I called it niche, because it just seems quite limited as opposed to having the access to several minutes of long expose or more.
It's a similar thing with IBIS having so many stops, but with a good tripod, the range can become unlimited.
It is a good add-on, but not a full substitute (but extremely handy).
And again, nothing that can't be done in software and do it better with practise, it is just simply more convenient doing it in-camera in some cases. I don't consider these features essential, and unless enough people do, I don't think it is worth bothering with from Canon's viewpoint.

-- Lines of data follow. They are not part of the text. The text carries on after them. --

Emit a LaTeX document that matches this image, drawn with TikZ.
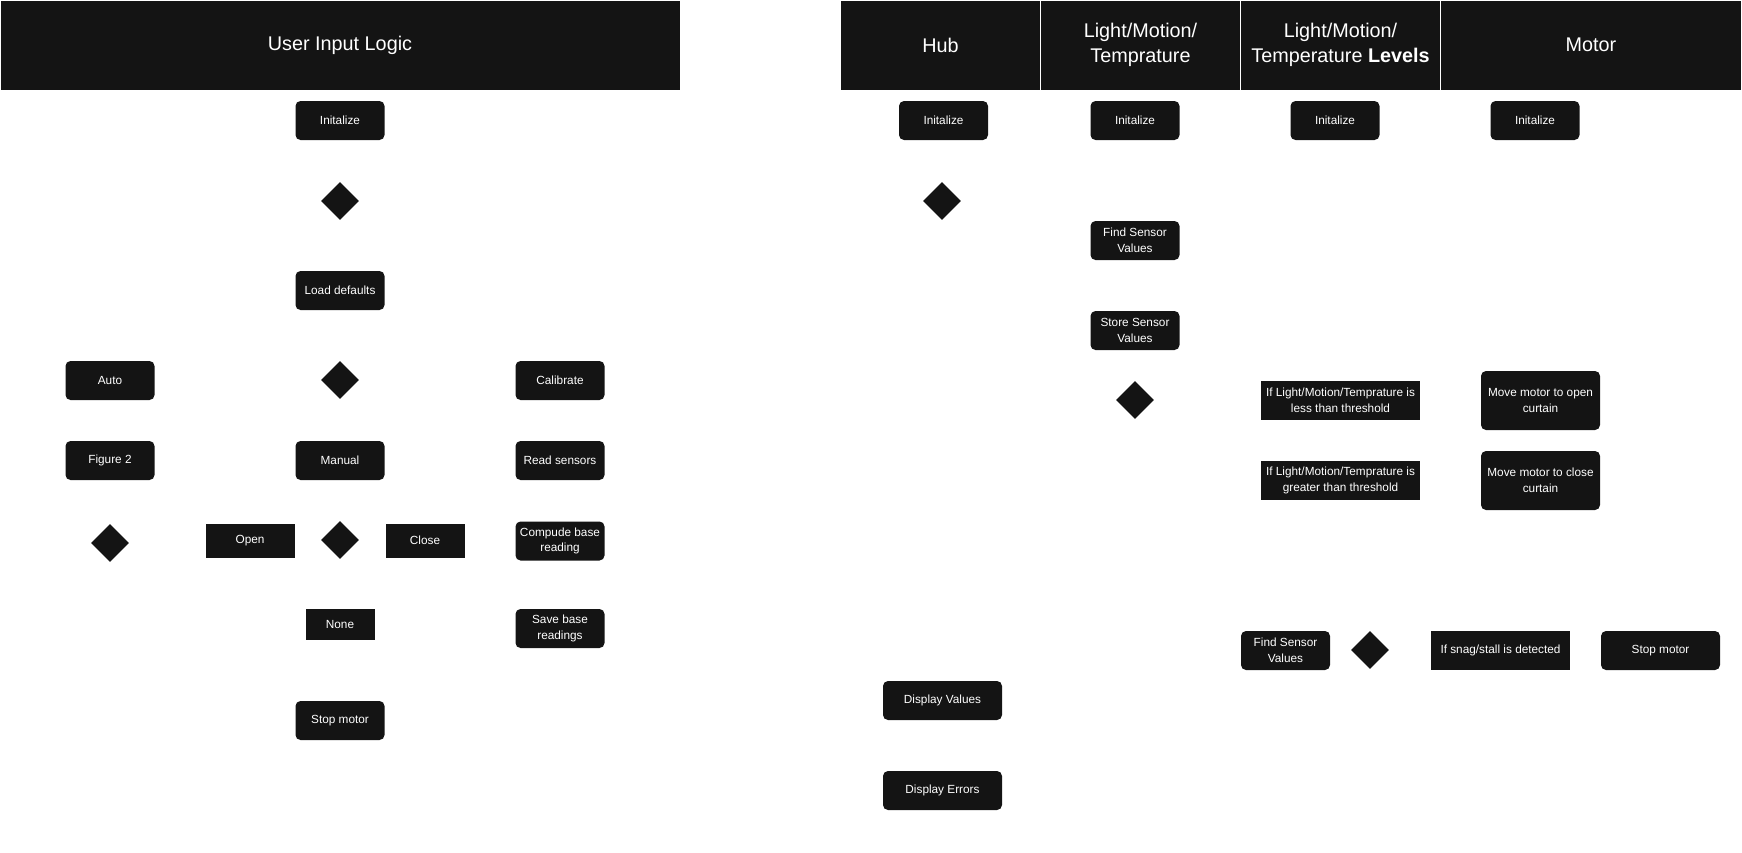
\documentclass[tikz,border=0pt]{standalone}
\usepackage{fontspec}
\setmainfont{Liberation Sans}
\usetikzlibrary{positioning}
\usetikzlibrary{shapes.geometric}
\definecolor{ink}{HTML}{141414}

\begin{document}
\begin{tikzpicture}[x=1pt,y=-1pt,
  lane/.style={fill=ink,draw=white,line width=1pt,text=white,
    font=\fontsize{19.8}{24.4}\selectfont,minimum height=90pt,inner sep=0pt,align=center},
  rbox/.style={fill=ink,rounded corners=5pt,text=white,
    font=\fontsize{11.8}{15.5}\selectfont,minimum width=89pt,minimum height=39pt,
    inner sep=2pt,align=center},
  sbox/.style={rbox,rounded corners=0pt},
  dec/.style={diamond,fill=ink,minimum width=38pt,minimum height=38pt,inner sep=0pt}]
  \useasboundingbox (0,0) rectangle (1742,852);

  % user input logic
  \node[lane,minimum width=680pt] (uil) at (340,45) {User Input Logic};
  \node[rbox] (uini) at (340,120.5) {Initalize};
  \node[dec] (ud1) at (340,201) {};
  \node[rbox] (load) at (340,290.5) {Load defaults};
  \node[dec] (ud2) at (340,380) {};
  \node[rbox] (auto) at (110,380.5) {Auto};
  \node[rbox] (calib) at (560,380.5) {Calibrate};
  \node[rbox] (fig) at (110,460.5) {Figure 2};
  \node[rbox] (manual) at (340,460.5) {Manual};
  \node[rbox] (read) at (560,460.5) {Read sensors};
  \node[dec] (ud3) at (110,543) {};
  \node[sbox,minimum height=34pt] (open) at (250,540.5) {Open};
  \node[dec] (ud4) at (340,540) {};
  \node[sbox,minimum width=79pt,minimum height=34pt] (close) at (425,540.5) {Close};
  \node[rbox] (base) at (560,541) {Compude base\\reading};
  \node[sbox,minimum width=69pt,minimum height=31pt] (none) at (340,624.5) {None};
  \node[rbox] (save) at (560,628.5) {Save base\\readings};
  \node[rbox] (ustop) at (340,720.5) {Stop motor};

  % swim lanes
  \node[lane,minimum width=200pt] (hub) at (940.5,45) {Hub};
  \node[lane,minimum width=200pt] (lmt) at (1140.5,45) {Light/Motion/\\Temprature};
  \node[lane,minimum width=200pt] (lvl) at (1340.5,45) {Light/Motion/\\Temperature \textbf{Levels}};
  \node[lane,minimum width=301pt] (mot) at (1591,45) {Motor};

  % hub
  \node[rbox] (hini) at (943.5,120.5) {Initalize};
  \node[dec] (hd) at (942,201) {};
  \node[rbox,minimum width=119pt] (dval) at (942.5,700.5) {Display Values};
  \node[rbox,minimum width=119pt] (derr) at (942.5,790.5) {Display Errors};

  % sensors
  \node[rbox] (lini) at (1135,120.5) {Initalize};
  \node[rbox] (find) at (1135,240.5) {Find Sensor\\Values};
  \node[rbox] (store) at (1135,330.5) {Store Sensor\\Values};
  \node[dec] (ld) at (1135,400) {};

  % levels
  \node[rbox] (vini) at (1335,120.5) {Initalize};
  \node[sbox,minimum width=159pt] (less) at (1340.5,400.5) {If Light/Motion/Temprature is\\less than threshold};
  \node[sbox,minimum width=159pt] (more) at (1340.5,480.5) {If Light/Motion/Temprature is\\greater than threshold};
  \node[rbox] (vfind) at (1285.5,650.5) {Find Sensor\\Values};
  \node[dec] (vd) at (1370,650) {};

  % motor
  \node[rbox] (mini) at (1535,120.5) {Initalize};
  \node[rbox,minimum width=119pt,minimum height=59pt] (mopen) at (1540.5,400.5) {Move motor to open\\curtain};
  \node[rbox,minimum width=119pt,minimum height=59pt] (mclose) at (1540.5,480.5) {Move motor to close\\curtain};
  \node[sbox,minimum width=139pt] (snag) at (1500.5,650.5) {If snag/stall is detected};
  \node[rbox,minimum width=119pt] (mstop) at (1660.5,650.5) {Stop motor};
\end{tikzpicture}
\end{document}
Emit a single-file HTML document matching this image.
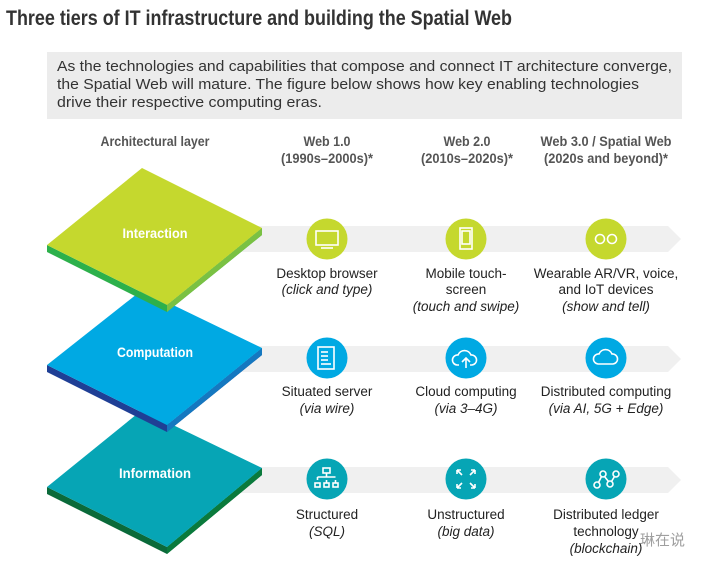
<!DOCTYPE html>
<html><head><meta charset="utf-8"><style>
body{margin:0;background:#fff;width:702px;height:571px;overflow:hidden}
svg{display:block}
.t{font-family:"Liberation Sans",sans-serif;font-weight:bold}
.b{font-family:"Liberation Sans",sans-serif;fill:#222;font-size:13.5px}
.i{font-style:italic}
</style></head><body>
<svg width="702" height="571" viewBox="0 0 702 571">
<text x="6" y="25" class="t" font-size="21" fill="#333" textLength="506" lengthAdjust="spacingAndGlyphs">Three tiers of IT infrastructure and building the Spatial Web</text>
<rect x="47" y="52" width="635" height="67" fill="#ececec"/>
<g font-family="Liberation Sans, sans-serif" font-size="14.5" fill="#333">
<text x="57" y="71" textLength="615" lengthAdjust="spacingAndGlyphs">As the technologies and capabilities that compose and connect IT architecture converge,</text>
<text x="57" y="89" textLength="582" lengthAdjust="spacingAndGlyphs">the Spatial Web will mature. The figure below shows how key enabling technologies</text>
<text x="57" y="107" textLength="265" lengthAdjust="spacingAndGlyphs">drive their respective computing eras.</text>
</g>
<g class="t" font-size="13.5" fill="#555" text-anchor="middle" lengthAdjust="spacingAndGlyphs">
<text x="155" y="146" textLength="109" lengthAdjust="spacingAndGlyphs">Architectural layer</text>
<text x="327" y="146" textLength="47" lengthAdjust="spacingAndGlyphs">Web 1.0</text><text x="327" y="163" textLength="92" lengthAdjust="spacingAndGlyphs">(1990s–2000s)*</text>
<text x="467" y="146" textLength="47" lengthAdjust="spacingAndGlyphs">Web 2.0</text><text x="467" y="163" textLength="92" lengthAdjust="spacingAndGlyphs">(2010s–2020s)*</text>
<text x="606" y="146" textLength="131" lengthAdjust="spacingAndGlyphs">Web 3.0 / Spatial Web</text><text x="606" y="163" textLength="124" lengthAdjust="spacingAndGlyphs">(2020s and beyond)*</text>
</g>
<g fill="#f0f0f0">
<polygon points="240,226 668,226 681,239 668,252 240,252"/>
<polygon points="240,346 668,346 681,359 668,372 240,372"/>
<polygon points="240,467 668,467 681,480 668,493 240,493"/>
</g>
<g>
<polygon points="47,487 167,547 262,468 262,475 167,554 47,494" fill="#0b6a3a"/>
<polygon points="167,547 262,468 262,475 167,554" fill="#0a7a3c"/>
<polygon points="47,487 142,410 262,468 167,547" fill="#06a5b5"/>
<text x="155" y="478" class="t" font-size="14" fill="#fff" text-anchor="middle" textLength="72" lengthAdjust="spacingAndGlyphs">Information</text>
</g>
<g>
<polygon points="47,365 167,425 262,348 262,355 167,432 47,372" fill="#1f3f95"/>
<polygon points="167,425 262,348 262,355 167,432" fill="#1578c0"/>
<polygon points="47,365 142,290 262,348 167,425" fill="#00a9e3"/>
<text x="155" y="357" class="t" font-size="14" fill="#fff" text-anchor="middle" textLength="76" lengthAdjust="spacingAndGlyphs">Computation</text>
</g>
<g>
<polygon points="47,245 167,305 262,228 262,235 167,312 47,252" fill="#2db04b"/>
<polygon points="167,305 262,228 262,235 167,312" fill="#7ac143"/>
<polygon points="47,245 142,168 262,228 167,305" fill="#c5d82e"/>
<text x="155" y="238" class="t" font-size="14" fill="#fff" text-anchor="middle" textLength="65" lengthAdjust="spacingAndGlyphs">Interaction</text>
</g>
<g fill="#c5d82e"><circle cx="327" cy="239" r="20.5"/><circle cx="466" cy="239" r="20.5"/><circle cx="606" cy="239" r="20.5"/></g>
<g fill="#00a9e3"><circle cx="327" cy="358" r="20.5"/><circle cx="466" cy="358" r="20.5"/><circle cx="606" cy="358" r="20.5"/></g>
<g fill="#06a5b5"><circle cx="327" cy="479" r="20.5"/><circle cx="466" cy="479" r="20.5"/><circle cx="606" cy="479" r="20.5"/></g>
<g stroke="#fff" stroke-width="1.6" fill="none">
<rect x="316" y="231" width="22" height="14"/><line x1="321" y1="248" x2="333" y2="248"/>
<rect x="460" y="228" width="12" height="21"/><rect x="462" y="231" width="8" height="13"/>
<circle cx="600" cy="239" r="4.5"/><circle cx="612" cy="239" r="4.5"/>
<rect x="318" y="347" width="16" height="22"/><line x1="321" y1="352" x2="328" y2="352"/><line x1="321" y1="356" x2="328" y2="356"/><line x1="321" y1="360" x2="328" y2="360"/><line x1="321" y1="364" x2="331" y2="364"/>
<path d="M459 365 h-2 a5 5 0 0 1 1-10 a7 7 0 0 1 13 0 a5 5 0 0 1 1 10 h-2"/><path d="M466 368 v-10 m-4 4 l4-4 l4 4"/>
<path d="M598 364 a5 5 0 0 1 1-10 a7 7 0 0 1 13 0 a5 5 0 0 1 1 10 z"/>
<rect x="323" y="468" width="7" height="5"/><path d="M326.5 473 v4 m-9 0 h18 m-18 0 v3 m9 0 v3 m9-3 v3"/><rect x="315" y="483" width="5" height="4"/><rect x="324" y="483" width="5" height="4"/><rect x="333" y="483" width="5" height="4"/>
<path d="M457 470 l5 5 m-5-5 v4 m0-4 h4 M475 470 l-5 5 m5-5 v4 m0-4 h-4 M457 488 l5-5 m-5 5 v-4 m0 4 h4 M475 488 l-5-5 m5 5 v-4 m0 4 h-4"/>
<circle cx="597" cy="485" r="3"/><circle cx="603" cy="474" r="3"/><circle cx="610" cy="484" r="3"/><circle cx="616" cy="474" r="3"/><path d="M598.5 482.5 l3-6 M604.5 476.5 l4 5 M611.5 481.5 l3-5"/>
</g>
<g class="b" text-anchor="middle">
<text x="327" y="278">Desktop browser</text><text x="327" y="294" class="i">(click and type)</text>
<text x="466" y="278">Mobile touch-</text><text x="466" y="294">screen</text><text x="466" y="311" class="i">(touch and swipe)</text>
<text x="606" y="278">Wearable AR/VR, voice,</text><text x="606" y="294">and IoT devices</text><text x="606" y="311" class="i">(show and tell)</text>
<text x="327" y="396">Situated server</text><text x="327" y="413" class="i">(via wire)</text>
<text x="466" y="396">Cloud computing</text><text x="466" y="413" class="i">(via 3–4G)</text>
<text x="606" y="396">Distributed computing</text><text x="606" y="413" class="i">(via AI, 5G + Edge)</text>
<text x="327" y="519">Structured</text><text x="327" y="536" class="i">(SQL)</text>
<text x="466" y="519">Unstructured</text><text x="466" y="536" class="i">(big data)</text>
<text x="606" y="519">Distributed ledger</text><text x="606" y="536">technology</text><text x="606" y="553" class="i">(blockchain)</text>
</g>
<text x="640" y="545" font-family="Liberation Sans, 'Noto Sans CJK SC', sans-serif" font-size="15" fill="#888" opacity="0.8">琳在说</text>
</svg>
</body></html>
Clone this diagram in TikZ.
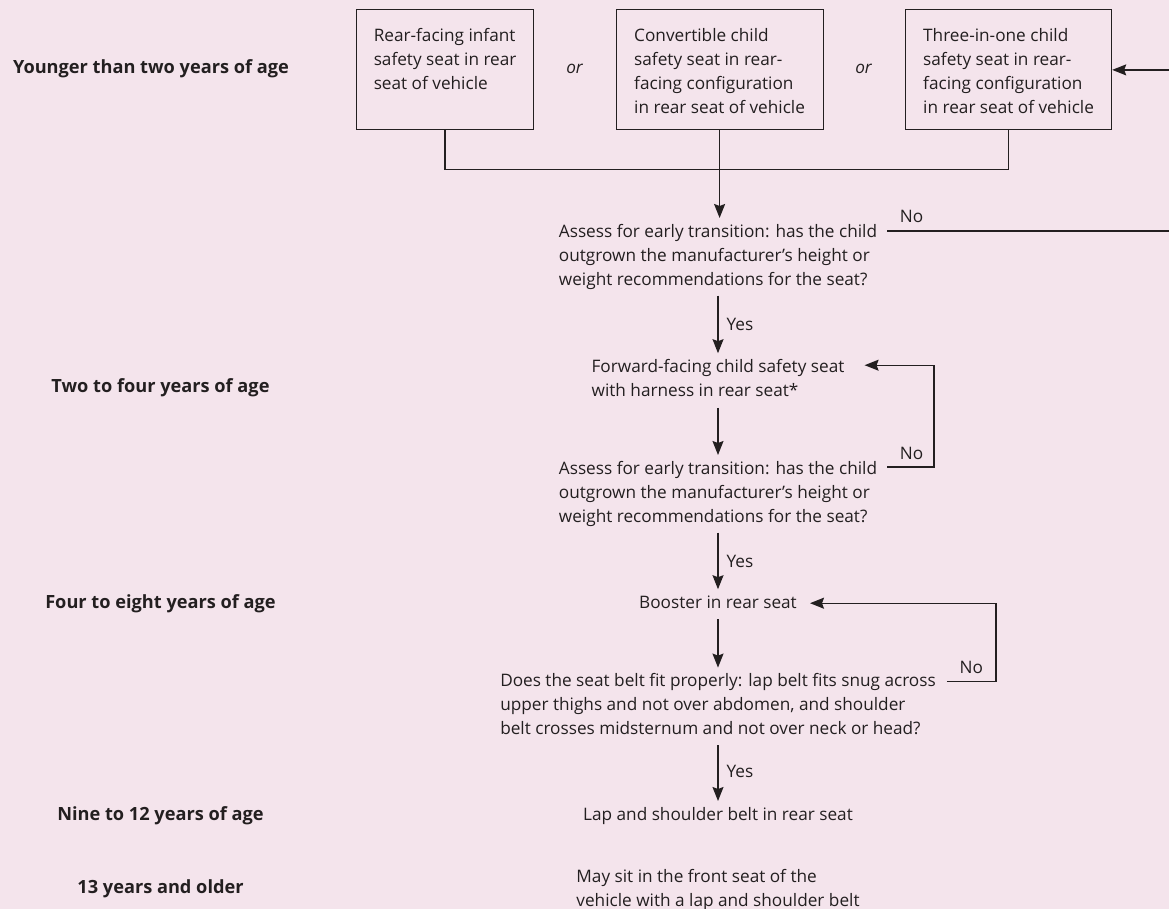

It's similarly insulting (or funny, depending on the viewpoint) to tell others when they "can" or "can't" use physical ND filters. No need to be patronising towards others.
How do I know? I know because I was a professional high-speed video programmer my whole career. What did you do? Did I work for Olympus? No, but I did work for Sony! In fact, I worked on the internal high speed graphics code for their Playstation 3. What did you do?

A ND feature in a camera is not niche. If it was then we wouldn't have this conversation. And who says you can't use it for several minutes of exposure? That's an easy thing for it to do.

And I'm not telling people when they can or can't use physical ND filters. You can screw on anything you want anytime you want. But when a user is given the choice to hit a button or a menu feature and instantly have a ND feature or graduated ND feature without fumbling with/carrying/paying for filters, then they're going to be happy Canon offered it.